_DO THIS_.
Print, please, exactly and only the lines between the line holding "Rebuild this chart" and the line holding "The picture is", inclusive, omitting any pictures.

_MATERIAL FOR THIS TASK_.

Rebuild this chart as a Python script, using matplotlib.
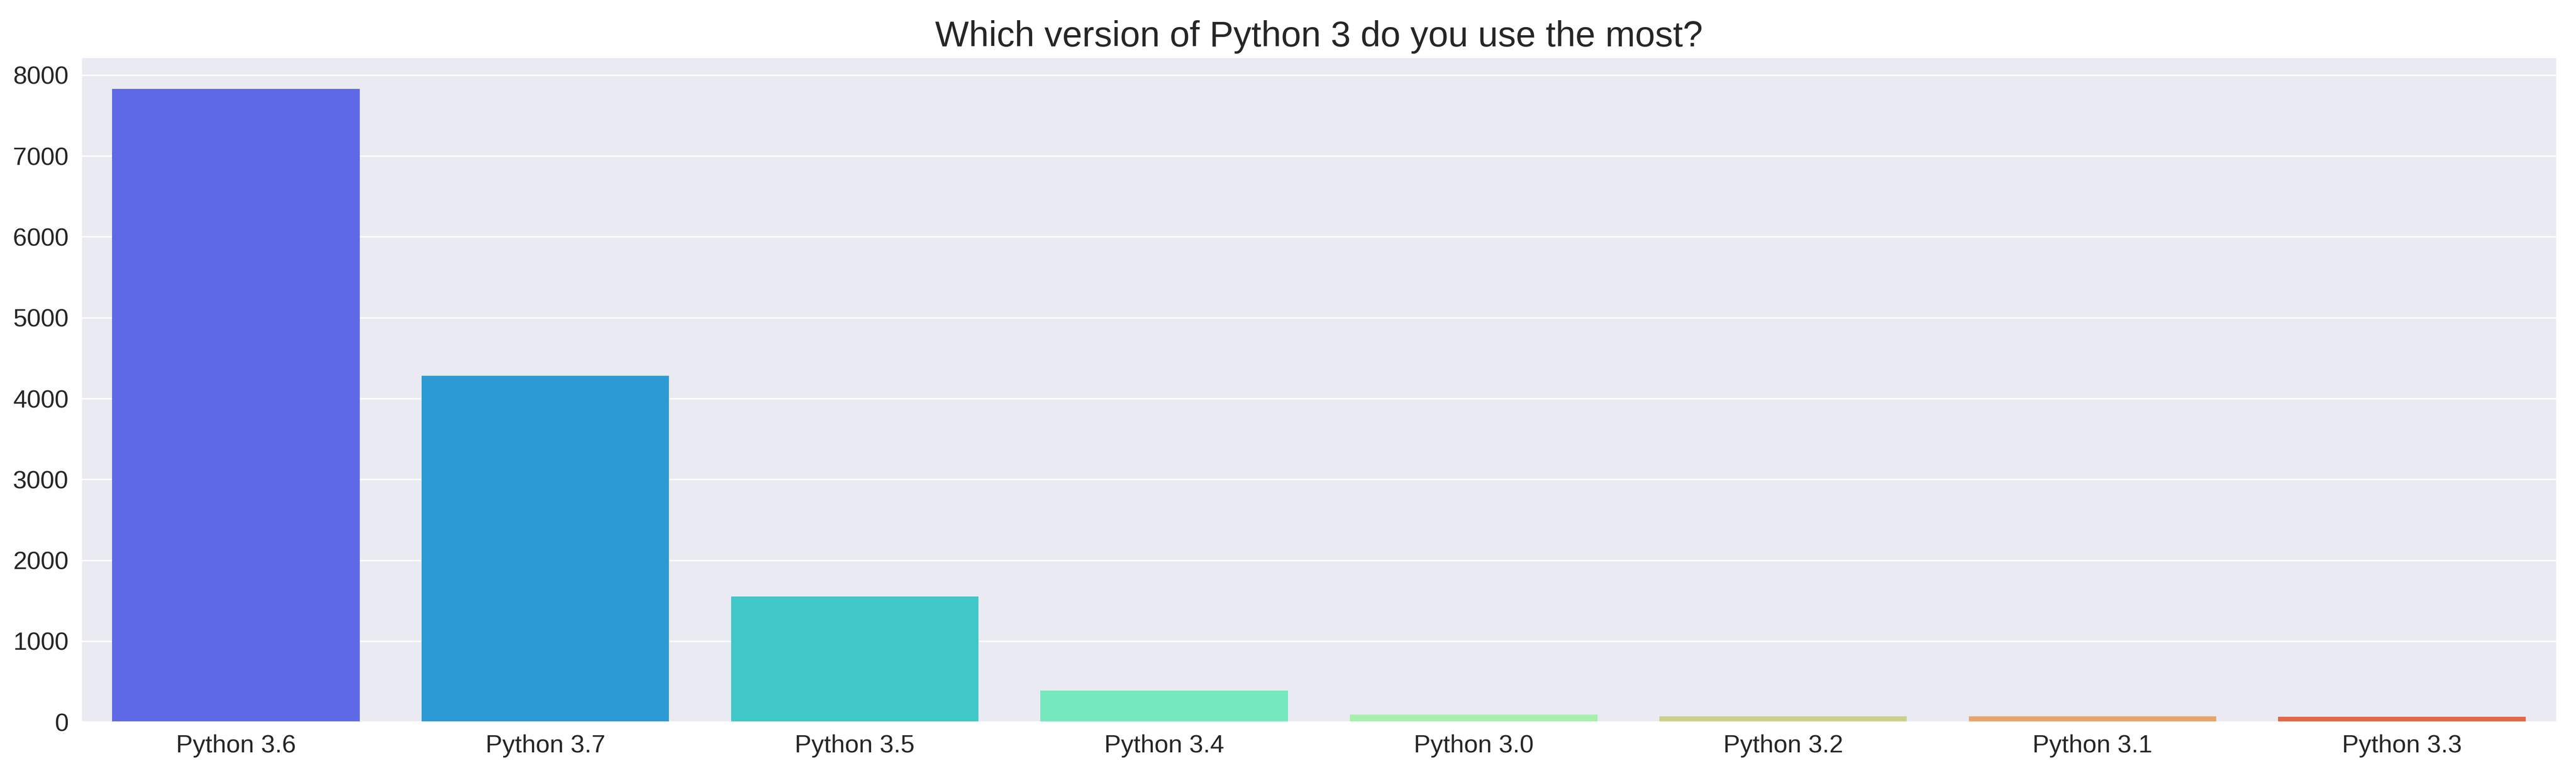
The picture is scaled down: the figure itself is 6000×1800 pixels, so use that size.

--

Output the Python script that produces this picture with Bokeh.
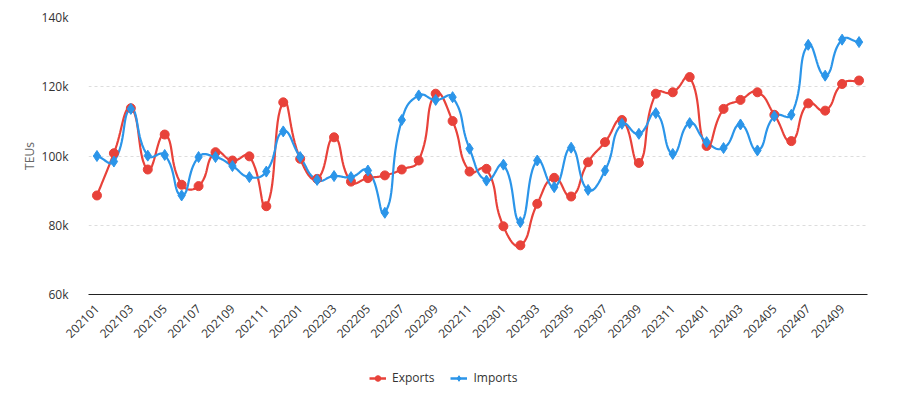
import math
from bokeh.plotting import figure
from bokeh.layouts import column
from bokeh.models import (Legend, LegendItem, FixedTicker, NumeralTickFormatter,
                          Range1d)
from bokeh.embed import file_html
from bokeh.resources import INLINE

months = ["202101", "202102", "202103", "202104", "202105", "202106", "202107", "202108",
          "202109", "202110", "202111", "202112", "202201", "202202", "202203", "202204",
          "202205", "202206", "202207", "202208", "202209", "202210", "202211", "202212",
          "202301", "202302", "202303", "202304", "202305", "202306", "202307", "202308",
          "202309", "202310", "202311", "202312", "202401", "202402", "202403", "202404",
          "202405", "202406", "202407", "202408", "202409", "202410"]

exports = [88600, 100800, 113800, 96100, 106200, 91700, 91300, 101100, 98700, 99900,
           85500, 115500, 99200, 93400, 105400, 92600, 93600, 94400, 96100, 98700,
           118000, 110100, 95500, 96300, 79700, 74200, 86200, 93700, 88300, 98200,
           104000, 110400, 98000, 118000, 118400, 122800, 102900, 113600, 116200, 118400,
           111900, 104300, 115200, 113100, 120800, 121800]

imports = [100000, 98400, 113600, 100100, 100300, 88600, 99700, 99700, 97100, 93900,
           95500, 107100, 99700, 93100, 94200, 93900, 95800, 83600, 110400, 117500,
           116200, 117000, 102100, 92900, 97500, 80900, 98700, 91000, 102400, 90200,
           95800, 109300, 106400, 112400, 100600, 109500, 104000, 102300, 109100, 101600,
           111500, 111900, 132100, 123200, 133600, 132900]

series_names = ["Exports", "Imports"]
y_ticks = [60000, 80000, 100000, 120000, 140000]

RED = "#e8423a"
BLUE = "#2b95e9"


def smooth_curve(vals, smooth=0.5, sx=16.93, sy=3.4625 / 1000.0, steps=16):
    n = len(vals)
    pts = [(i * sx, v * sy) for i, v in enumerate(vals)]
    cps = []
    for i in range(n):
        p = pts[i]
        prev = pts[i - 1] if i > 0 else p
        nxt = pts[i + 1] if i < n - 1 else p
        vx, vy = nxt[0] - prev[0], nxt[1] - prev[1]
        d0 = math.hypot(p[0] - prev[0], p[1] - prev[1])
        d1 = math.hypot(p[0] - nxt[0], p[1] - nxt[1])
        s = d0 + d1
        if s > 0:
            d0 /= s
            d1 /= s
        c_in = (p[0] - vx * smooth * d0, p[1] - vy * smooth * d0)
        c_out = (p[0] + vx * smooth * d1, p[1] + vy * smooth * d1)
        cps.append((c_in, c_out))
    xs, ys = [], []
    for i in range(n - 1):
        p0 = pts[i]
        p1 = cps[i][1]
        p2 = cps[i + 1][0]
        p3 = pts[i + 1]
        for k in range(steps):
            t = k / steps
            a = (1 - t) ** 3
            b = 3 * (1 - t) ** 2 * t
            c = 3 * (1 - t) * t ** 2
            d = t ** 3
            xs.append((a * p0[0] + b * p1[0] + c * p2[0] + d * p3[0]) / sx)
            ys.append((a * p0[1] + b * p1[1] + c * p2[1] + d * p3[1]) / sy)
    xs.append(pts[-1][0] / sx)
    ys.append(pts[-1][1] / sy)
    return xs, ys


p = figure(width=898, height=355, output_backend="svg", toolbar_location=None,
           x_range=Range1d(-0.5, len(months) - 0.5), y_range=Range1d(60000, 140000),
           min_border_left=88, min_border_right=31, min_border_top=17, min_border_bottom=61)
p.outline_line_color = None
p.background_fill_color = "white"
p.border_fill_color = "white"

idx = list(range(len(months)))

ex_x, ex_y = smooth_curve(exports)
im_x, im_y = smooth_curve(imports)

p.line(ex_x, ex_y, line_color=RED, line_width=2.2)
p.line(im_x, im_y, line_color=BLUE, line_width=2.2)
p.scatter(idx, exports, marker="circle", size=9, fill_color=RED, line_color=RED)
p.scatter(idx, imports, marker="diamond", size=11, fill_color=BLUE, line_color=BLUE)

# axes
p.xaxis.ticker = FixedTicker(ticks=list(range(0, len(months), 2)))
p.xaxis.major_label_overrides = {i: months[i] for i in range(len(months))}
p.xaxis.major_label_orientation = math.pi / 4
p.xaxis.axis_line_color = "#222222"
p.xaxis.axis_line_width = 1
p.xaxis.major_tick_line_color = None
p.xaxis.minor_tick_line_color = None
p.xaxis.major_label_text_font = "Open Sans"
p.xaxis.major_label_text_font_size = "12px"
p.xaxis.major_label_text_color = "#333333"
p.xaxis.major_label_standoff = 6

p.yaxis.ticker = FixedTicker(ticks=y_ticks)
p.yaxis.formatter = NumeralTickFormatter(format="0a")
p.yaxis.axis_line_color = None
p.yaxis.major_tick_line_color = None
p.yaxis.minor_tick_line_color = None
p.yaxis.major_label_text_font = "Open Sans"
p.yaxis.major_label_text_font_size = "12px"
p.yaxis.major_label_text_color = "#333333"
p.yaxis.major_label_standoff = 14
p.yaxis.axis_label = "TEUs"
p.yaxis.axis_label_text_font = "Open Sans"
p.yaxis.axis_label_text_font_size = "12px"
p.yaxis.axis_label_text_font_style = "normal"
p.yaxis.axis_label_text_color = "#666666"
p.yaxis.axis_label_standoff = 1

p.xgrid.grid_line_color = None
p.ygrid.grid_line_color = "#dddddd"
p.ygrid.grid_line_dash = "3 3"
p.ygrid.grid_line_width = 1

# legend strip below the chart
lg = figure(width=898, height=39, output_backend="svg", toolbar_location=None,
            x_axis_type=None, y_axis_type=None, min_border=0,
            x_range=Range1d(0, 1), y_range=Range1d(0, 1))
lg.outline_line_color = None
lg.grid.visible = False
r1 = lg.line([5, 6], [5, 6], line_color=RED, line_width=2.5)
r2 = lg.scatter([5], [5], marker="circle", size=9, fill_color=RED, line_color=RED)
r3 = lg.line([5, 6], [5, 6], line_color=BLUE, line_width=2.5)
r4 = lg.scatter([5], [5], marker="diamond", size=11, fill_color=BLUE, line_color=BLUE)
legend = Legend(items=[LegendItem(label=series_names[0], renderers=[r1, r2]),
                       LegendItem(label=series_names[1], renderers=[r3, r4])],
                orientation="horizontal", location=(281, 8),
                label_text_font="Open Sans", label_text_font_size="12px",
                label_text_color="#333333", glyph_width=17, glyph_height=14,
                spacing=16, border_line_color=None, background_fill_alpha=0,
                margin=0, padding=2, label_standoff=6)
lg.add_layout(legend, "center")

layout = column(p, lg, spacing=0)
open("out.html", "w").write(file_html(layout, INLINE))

_OUTPUT FOR THIS EXERCISE_.
Rebuild this chart as a Python script, using matplotlib.
The picture is scaled down: the figure itself is 6000×1800 pixels, so use that size.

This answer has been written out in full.